Kitabın içinde okuyucular için bir de hediye var; tek seferlik müze bileti… Kitabınızla giderseniz para vermeden geziyorsunuz müzeyi. Bu da Kemal Basmacı’nın vasiyetiymiş. Saplantılı bir aşık olabilir ama düşünceli biriymiş kendisi 🙂 Kitapsız gidecek olanlar için fiyatları da söyleyelim; yetişkinler 30, öğrenciler 15 lira karşılığında geziyorlar. Pazartesi dışında her gün açık.

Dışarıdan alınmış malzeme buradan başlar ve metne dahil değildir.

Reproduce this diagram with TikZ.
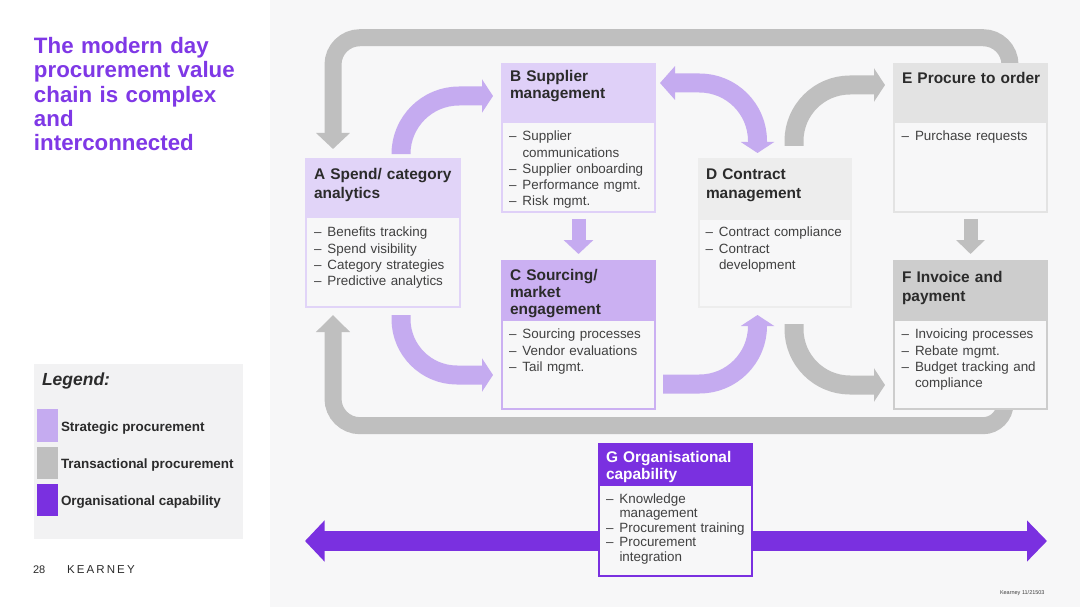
\documentclass[tikz,border=0pt]{standalone}
\usepackage{fontspec}
\setmainfont{Liberation Sans}
\newfontfamily\kfont[LetterSpace=18.5]{Liberation Sans}
\usetikzlibrary{arrows.meta}
\definecolor{pagebg}{HTML}{F7F7F8}
\definecolor{legbg}{HTML}{F2F2F3}
\definecolor{strat}{HTML}{C5ABF0}
\definecolor{trans}{HTML}{BFBFBF}
\definecolor{orgc}{HTML}{7A30E0}
\definecolor{titlec}{HTML}{7F38E6}
\definecolor{headA}{HTML}{E1D4F8}
\definecolor{headB}{HTML}{DFD0F8}
\definecolor{headC}{HTML}{CBB0F2}
\definecolor{headD}{HTML}{EDEDED}
\definecolor{headE}{HTML}{E3E3E3}
\definecolor{headF}{HTML}{CDCDCD}
\definecolor{txtb}{HTML}{404040}
\definecolor{txth}{HTML}{2B2B2B}
\newcommand{\itm}[1]{\par\hangindent=13.5pt\hangafter=1\noindent\rule{0pt}{11pt}\makebox[13.5pt][l]{–}#1\par}
\newcommand{\hrl}{\rule{0pt}{12pt}}
\newcommand{\pblock}[7]{%
  \node[boxouter,fill=#7,minimum width={#4-#2},minimum height={#5-#3}] (#1) at ({(#2+#4)/2},{(#3+#5)/2}) {};
  \node[boxouter,fill=pagebg,minimum width={#4-#2-4.5},minimum height={#5-#6-2.2}] (#1body) at ({(#2+#4)/2},{(#6+#5-2.2)/2}) {};
  \node[boxouter,fill=#7,minimum width={#4-#2},minimum height={#6-#3}] (#1head) at ({(#2+#4)/2},{(#3+#6)/2}) {};
}
\tikzset{
  boxouter/.style={rectangle,draw=none,inner sep=0pt,outer sep=0pt},
  hd/.style={anchor=north west,inner sep=0pt,outer sep=0pt,text width=148pt,align=left,text=txth,font=\bfseries\fontsize{15.45}{#1}\selectfont},
  hd/.default=17,
  bd/.style={anchor=north west,inner sep=0pt,outer sep=0pt,text width=148pt,align=left,text=txtb,font=\fontsize{13.4}{#1}\selectfont},
  bd/.default=16.2,
  lab/.style={anchor=base west,inner sep=0pt,outer sep=0pt},
  blockS/.style={line width=19pt,draw=strat},
  blockT/.style={line width=19pt,draw=trans},
  tipW/.style={-{Triangle[length=11pt,width=33pt]}},
  swatch/.style={rectangle,inner sep=0pt,outer sep=0pt,minimum width=21pt,minimum height=32.5pt}
}
\begin{document}
\begin{tikzpicture}[x=1pt,y=-1pt]
\useasboundingbox (0,0) rectangle (1080,607);
\fill[white] (0,0) rectangle (270,607);
\fill[pagebg] (270,0) rectangle (1080,607);

% boxes are placed first as named nodes on the page; loops start beneath them
\coordinate (loopTop) at (700,37.7);
\coordinate (loopBot) at (700,425.7);
\node[boxouter,minimum width=155,minimum height=150] (Apos) at (383,233) {};
\node[boxouter,minimum width=155,minimum height=150] (Epos) at (970.5,138) {};
\node[boxouter,minimum width=155,minimum height=150] (Fpos) at (970.5,335) {};

\draw[line width=17pt,draw=trans,-{Triangle[length=16pt,width=33pt]},rounded corners=27pt]
  ([shift={(39.5,12)}]Epos.north) |- (loopTop) -| ([shift={(-50,-9)}]Apos.north);
\draw[line width=17pt,draw=trans,-{Triangle[length=17pt,width=33pt]}]
  ([shift={(34.5,-12)}]Fpos.south) [rounded corners=22pt] |- (loopBot) [rounded corners=27pt] -| ([shift={(-50,7)}]Apos.south);

% boxes
\pblock{A}{305}{158}{461}{308}{218}{headA}
\pblock{B}{501}{63}{656}{213}{123}{headB}
\pblock{C}{501}{260}{656}{410}{321}{headC}
\pblock{D}{698}{158}{852}{308}{220}{headD}
\pblock{E}{893}{63}{1048}{213}{123}{headE}
\pblock{F}{893}{260}{1048}{410}{321}{headF}

% purple capability arrows (drawn before G)
\node[boxouter,minimum width=155,minimum height=134] (Gpos) at (675.5,510) {};
\coordinate (leftTip) at (305,541);
\coordinate (rightTip) at (1047,541);
\draw[line width=20.5pt,draw=orgc,-{Triangle[length=19.5pt,width=40pt]}] (Gpos.west |- leftTip) -- (leftTip);
\draw[line width=20.5pt,draw=orgc,-{Triangle[length=20pt,width=40pt]}] (Gpos.east |- rightTip) -- (rightTip);
\pblock{G}{598}{443}{753}{577}{486}{orgc}

% connectors
\draw[blockS,tipW,rounded corners=58pt] ([shift={(18,-5)}]A.north) |- ([shift={(-8,-42)}]B.west);
\draw[blockS,tipW,rounded corners=56pt] ([shift={(18,7)}]A.south) |- ([shift={(-8,40)}]C.west);
\draw[blockS,{Triangle[length=15pt,width=33pt]}-{Triangle[length=11pt,width=33pt]},rounded corners=58pt]
  ([shift={(4,-55)}]B.east) -| ([shift={(-17.5,-5)}]D.north);
\draw[blockS,tipW,rounded corners=58pt] ([shift={(7,49)}]C.east) -| ([shift={(-17.5,7)}]D.south);
\draw[blockT,tipW,rounded corners=56pt] ([shift={(19,-12)}]D.north) |- ([shift={(-8,-53)}]E.west);
\draw[blockT,tipW,rounded corners=56pt] ([shift={(19,16)}]D.south) |- ([shift={(-8,50)}]F.west);
\draw[line width=14pt,draw=strat,-{Triangle[length=14pt,width=29pt]}] ([yshift=-6pt]B.south) -- ([yshift=6pt]C.north);
\draw[line width=14pt,draw=trans,-{Triangle[length=14pt,width=28pt]}] ([yshift=-6pt]E.south) -- ([yshift=6pt]F.north);

% box texts
\node[hd=18.5] (Atitle) at (314,168) {\hrl A Spend/ category\\analytics};
\node[hd] (Btitle) at (510,70) {\hrl B Supplier\\management};
\node[hd] (Ctitle) at (510,268) {\hrl C Sourcing/\\market\\engagement};
\node[hd=18.5] (Dtitle) at (706,168) {\hrl D Contract\\management};
\node[hd] (Etitle) at (902,71.5) {\hrl E Procure to order};
\node[hd=19] (Ftitle) at (902,270) {\hrl F Invoice and\\payment};
\node[hd,text=white] (Gtitle) at (606,450.5) {\hrl G Organisational\\capability};

\node[bd] (Atext) at (314,220.8) {\itm{Benefits tracking}\itm{Spend visibility}\itm{Category strategies}\itm{Predictive analytics}};
\node[bd] (Btext) at (509,124.8) {\itm{Supplier\newline communications}\itm{Supplier onboarding}\itm{Performance mgmt.}\itm{Risk mgmt.}};
\node[bd] (Ctext) at (509,322.8) {\itm{Sourcing processes}\itm{Vendor evaluations}\itm{Tail mgmt.}};
\node[bd] (Dtext) at (705.5,220.8) {\itm{Contract compliance}\itm{Contract\newline development}};
\node[bd] (Etext) at (901.5,124.8) {\itm{Purchase requests}};
\node[bd] (Ftext) at (901.5,322.8) {\itm{Invoicing processes}\itm{Rebate mgmt.}\itm{Budget tracking and\newline compliance}};
\node[bd=14.5] (Gtext) at (606,488.5) {\itm{Knowledge\newline management}\itm{Procurement training}\itm{Procurement\newline integration}};

% left panel
\node[anchor=north west,inner sep=0pt,outer sep=0pt,text width=225pt,align=left,text=titlec,font=\bfseries\fontsize{22.3}{24.3}\selectfont] (title) at (34,35.5)
  {\rule{0pt}{18pt}The modern day\\procurement value\\chain is complex\\and\\interconnected};
\node[boxouter,fill=legbg,minimum width=209,minimum height=174.5] (legend) at (138.5,451.25) {};
\node[lab,font=\bfseries\itshape\fontsize{17.5}{20}\selectfont,text=txth] (legendhd) at (42,385) {Legend:};
\node[swatch,fill=strat] (sw1) at (47.5,425.5) {};
\node[swatch,fill=trans] (sw2) at (47.5,463) {};
\node[swatch,fill=orgc] (sw3) at (47.5,500) {};
\node[lab,font=\bfseries\fontsize{13.45}{16}\selectfont,text=txth] (lb1) at (61,431) {Strategic procurement};
\node[lab,font=\bfseries\fontsize{13.45}{16}\selectfont,text=txth] (lb2) at (61,468) {Transactional procurement};
\node[lab,font=\bfseries\fontsize{13.45}{16}\selectfont,text=txth] (lb3) at (61,505) {Organisational capability};
\node[lab,font=\fontsize{11}{13}\selectfont,text=txth] (pageno) at (33,573) {28};
\node[lab,font=\fontsize{11.5}{13}\selectfont\kfont,text=txth] (brand) at (67,573) {KEARNEY};
\node[lab,font=\fontsize{5.5}{7}\selectfont,text=txtb] (foot) at (1000,594) {Kearney 11/21503};
\end{tikzpicture}
\end{document}
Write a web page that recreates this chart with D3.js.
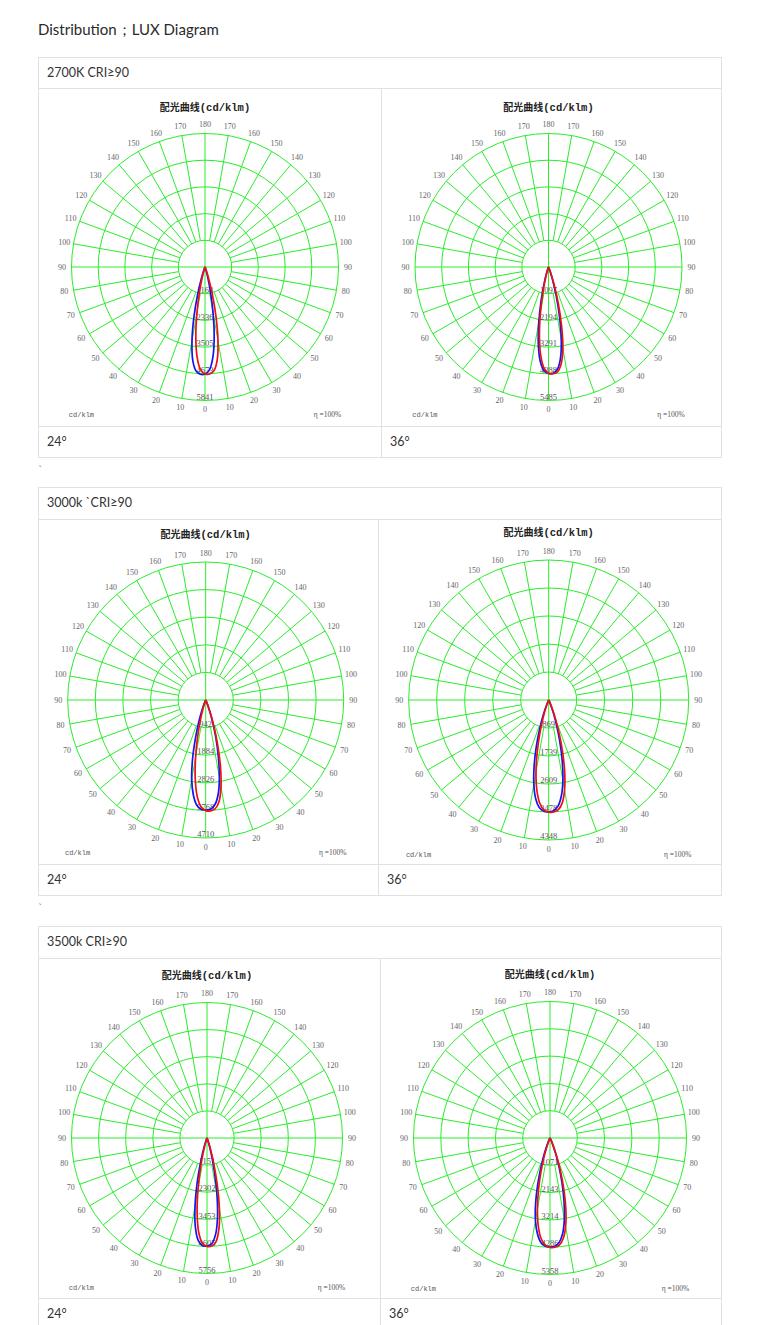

Müzede en dikkat çekici yer ise Kemal’in Füsun’un içtiği 4213 tane sigara izmaritini ve her izmaritin altında Orhan Pamuk’un el yazısıyla Kemal’in ya da Füsun’un o anki duygularının yazılı olduğu vitrin… Etkilenmemek mümkün değil.
Kitabı okuduktan sonra müzesine giderseniz (Ben bitirdikten 12 saat sonra gitmiştim), bütün hikaye yeni baştan gözünüzde canlanıyor. Okumadan giderseniz 1950’lerden 2000’lere ait eşyaları, yaşam tarzını gösteren sıradan bir müze ziyareti yapmış olursunuz. Bu da keyifli olur mutlaka ama eminim ki sonradan kitabını da okumaya karar verirsiniz.
Kitap boyunca ve müzeyi gezerken insanda hayret uyandırıcı duygular beliriyor. Bir erkek bu kadar çok sevebilir mi? Senelerce… Bıkmadan usanmadan… Baktığı her yerde hayalini görerek, ayrı kaldığı günleri sayarak, dokunduğu eşyaları saklayarak ve onlara dokunup teselli olarak ne kadar yaşayabilir? Yaşadığı zorluklara rağmen kitabın son cümlesi olan “Herkes bilsin, çok mutlu bir hayat yaşadım” cümlesinde kaybolmak, bir erkek tarafından anlatılan aşkı, bağımlılığı ya da saplantılı bir duyguyu okumak ve hissetmek istiyorsanız, ‘Masumiyet Müzesi’ sizi bekliyor.